Culture is built around food, celebrations, language and stories. When people take part in familiar rituals they feel an increased sense of identity and belonging. If we feel we belong somewhere, to someone then we know we are at the a warm cultural hearth at the heart of something.
Believe it or not those two words: hearth and heart are linked. The Greek work for hearth is cardia which means heart. While you are digesting that let’s travel back to today to the Kalamazoo supermarket. How many different types of biscuits or cookies can you see? Dried fruit, chocolate, lemon and orange flavours and ginger iced or sandwiched with sugary cream. Hundreds. The shortbread is nothing special is it? It’s just three ingredients, sugar, butter and flour in the proportions of one two three.
Somehow though it has retained its significance.
The Walkers shortbread company is still exporting countless tons of it around the world. Perhaps for the 34 countries in the Scottish diaspora it is a reminder of home. Some of us still send it at Christmas time as a present. Tourists who visit Scotland still buy pretty tins of shortbread as a reminder of their time there. You could say it has moved from being a snack to becoming part of the Scottish culture and transforming into to becoming a commodity.
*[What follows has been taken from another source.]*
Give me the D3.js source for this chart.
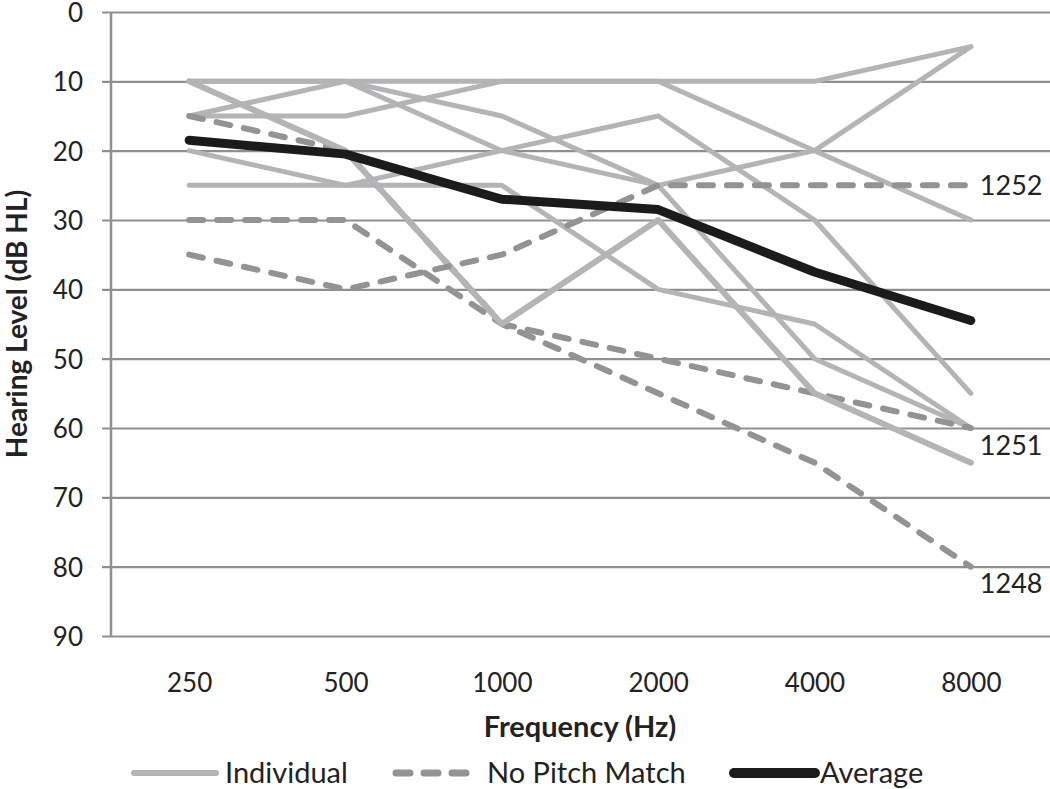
<!DOCTYPE html>
<html>
<head>
<meta charset="utf-8">
<script src="https://cdn.jsdelivr.net/npm/d3@7"></script>
<style>
  html, body { margin: 0; padding: 0; background: #fff; }
  svg { display: block; font-family: Lato, "Open Sans", sans-serif; }
</style>
</head>
<body>
<svg id="chart" width="1050" height="789"></svg>
<script>
// ---- data ----
const frequencies = ["250", "500", "1000", "2000", "4000", "8000"];
const yTicks = [0, 10, 20, 30, 40, 50, 60, 70, 80, 90];

// individual participants (solid light grey)
const indiv1 = [10, 10, 10, 10, 10, 5];
const indiv2 = [10, 10, 15, 25, 20, 5];
const indiv3 = [15, 10, 20, 25, 50, 60];
const indiv4 = [15, 15, 10, 10, 20, 30];
const indiv5 = [20, 25, 20, 15, 30, 55];
const indiv6 = [25, 25, 25, 40, 45, 60];
const indiv7 = [10, 20, 45, 30, 55, 65];

// participants without pitch match (dashed)
const noPitch1248 = [30, 30, 45, 55, 65, 80];
const noPitch1251 = [15, 20, 45, 50, 55, 60];
const noPitch1252 = [35, 40, 35, 25, 25, 25];

const average = [18.5, 20.5, 27, 28.5, 37.5, 44.5];

const legendLabels = ["Individual", "No Pitch Match", "Average"];

// ---- chart ----
const svg = d3.select("#chart");
const plotLeft = 111, plotRight = 1049, plotTop = 12, plotBottom = 636;

const x = d3.scalePoint().domain(frequencies).range([plotLeft, plotRight]).padding(0.5);
const y = d3.scaleLinear().domain([0, 90]).range([plotTop, plotBottom]);

const gridColor = "#8f8f92";
const indivColor = "#b4b4b6";
const dashColor = "#939396";
const avgColor = "#1c1a1a";

// y axis with gridlines
const yAxis = d3.axisLeft(y).tickValues(yTicks).tickSize(0).tickPadding(0);
const gy = svg.append("g").attr("transform", `translate(${plotLeft},0)`).call(yAxis);
gy.select(".domain").remove();
gy.selectAll(".tick line")
  .attr("x1", -9).attr("x2", plotRight - plotLeft + 2)
  .attr("stroke", gridColor).attr("stroke-width", 2.2);
gy.selectAll(".tick text")
  .attr("x", -28).attr("dy", "0.36em")
  .attr("fill", "#222").style("font-size", "26px").style("font-family", "Lato, sans-serif");

// vertical axis line
svg.append("line")
  .attr("x1", plotLeft).attr("x2", plotLeft)
  .attr("y1", y(0)).attr("y2", y(90))
  .attr("stroke", gridColor).attr("stroke-width", 2.5);

// x axis labels
const xAxis = d3.axisBottom(x).tickSize(0).tickPadding(0);
const gx = svg.append("g").attr("transform", `translate(0,${plotBottom})`).call(xAxis);
gx.select(".domain").remove();
gx.selectAll(".tick text")
  .attr("y", 56).attr("dy", 0)
  .attr("fill", "#222").style("font-size", "26px").style("font-family", "Lato, sans-serif");

// axis titles
svg.append("text")
  .attr("x", 580).attr("y", 737)
  .attr("text-anchor", "middle")
  .style("font-size", "29px").style("font-weight", "bold").attr("fill", "#222")
  .text("Frequency (Hz)");
svg.append("text")
  .attr("transform", `translate(27,${(plotTop + plotBottom) / 2}) rotate(-90)`)
  .attr("text-anchor", "middle")
  .style("font-size", "28px").style("font-weight", "bold").attr("fill", "#222")
  .text("Hearing Level (dB HL)");

// lines
const line = d3.line().x((d, i) => x(frequencies[i])).y(d => y(d));
const plot = svg.append("g").attr("fill", "none")
  .attr("stroke-linecap", "round").attr("stroke-linejoin", "round");

function drawSolid(vals, w) {
  plot.append("path").datum(vals).attr("d", line)
    .attr("stroke", indivColor).attr("stroke-width", w || 5);
}
function drawDashed(vals) {
  plot.append("path").datum(vals).attr("d", line)
    .attr("stroke", dashColor).attr("stroke-width", 6)
    .attr("stroke-dasharray", "14 14");
}

[indiv1, indiv2, indiv3, indiv4, indiv5, indiv6].forEach(v => drawSolid(v));
drawDashed(noPitch1248);
drawDashed(noPitch1251);
drawSolid(indiv7, 6);
drawDashed(noPitch1252);

plot.append("path").datum(average).attr("d", line)
  .attr("stroke", avgColor).attr("stroke-width", 9);

// end labels for no-pitch-match participants
const endLabels = [
  { id: "1252", v: noPitch1252[5], dy: 0 },
  { id: "1251", v: noPitch1251[5], dy: 17 },
  { id: "1248", v: noPitch1248[5], dy: 17 }
];
svg.selectAll(".endlabel").data(endLabels).enter().append("text")
  .attr("class", "endlabel")
  .attr("x", x("8000") + 9)
  .attr("y", d => y(d.v) + d.dy)
  .attr("dy", "0.36em")
  .attr("fill", "#222").style("font-size", "27px")
  .text(d => d.id);

// legend
const legY = 773;
const lg = svg.append("g").attr("stroke-linecap", "round");
lg.append("line").attr("x1", 134).attr("x2", 216).attr("y1", legY).attr("y2", legY)
  .attr("stroke", indivColor).attr("stroke-width", 6);
lg.append("line").attr("x1", 396).attr("x2", 468).attr("y1", legY).attr("y2", legY)
  .attr("stroke", dashColor).attr("stroke-width", 7).attr("stroke-dasharray", "14 14");
lg.append("line").attr("x1", 734).attr("x2", 815).attr("y1", legY).attr("y2", legY)
  .attr("stroke", avgColor).attr("stroke-width", 10);
const legTextX = [225, 487, 820];
legendLabels.forEach((t, i) => {
  lg.append("text").attr("x", legTextX[i]).attr("y", legY).attr("dy", "0.36em")
    .attr("fill", "#222").style("font-size", "29px").text(t);
});
</script>
</body>
</html>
With highland cows and a mountain on the front and a tartan ribbon it has all the romantic associations that say ‘Hey, I was in this strange place called Scotland’, and doesn’t that take the biscuit… or here in America you would say it takes the cake.

Yum I love short bread. Really enjoyed that informative time travel and information. Short bread is special. Our recognised traditional Scottish biscuit here in Otago NZ is Oatcakes. I’m sure the recipe has changed somewhat since the early settlers first sailed to Otago in 1848 on The Philip Laing with their Oatcakes. They are made commercially here now of course. I have made them with pre schoolers. One of our well known history novels is called Oatcakes To Otago.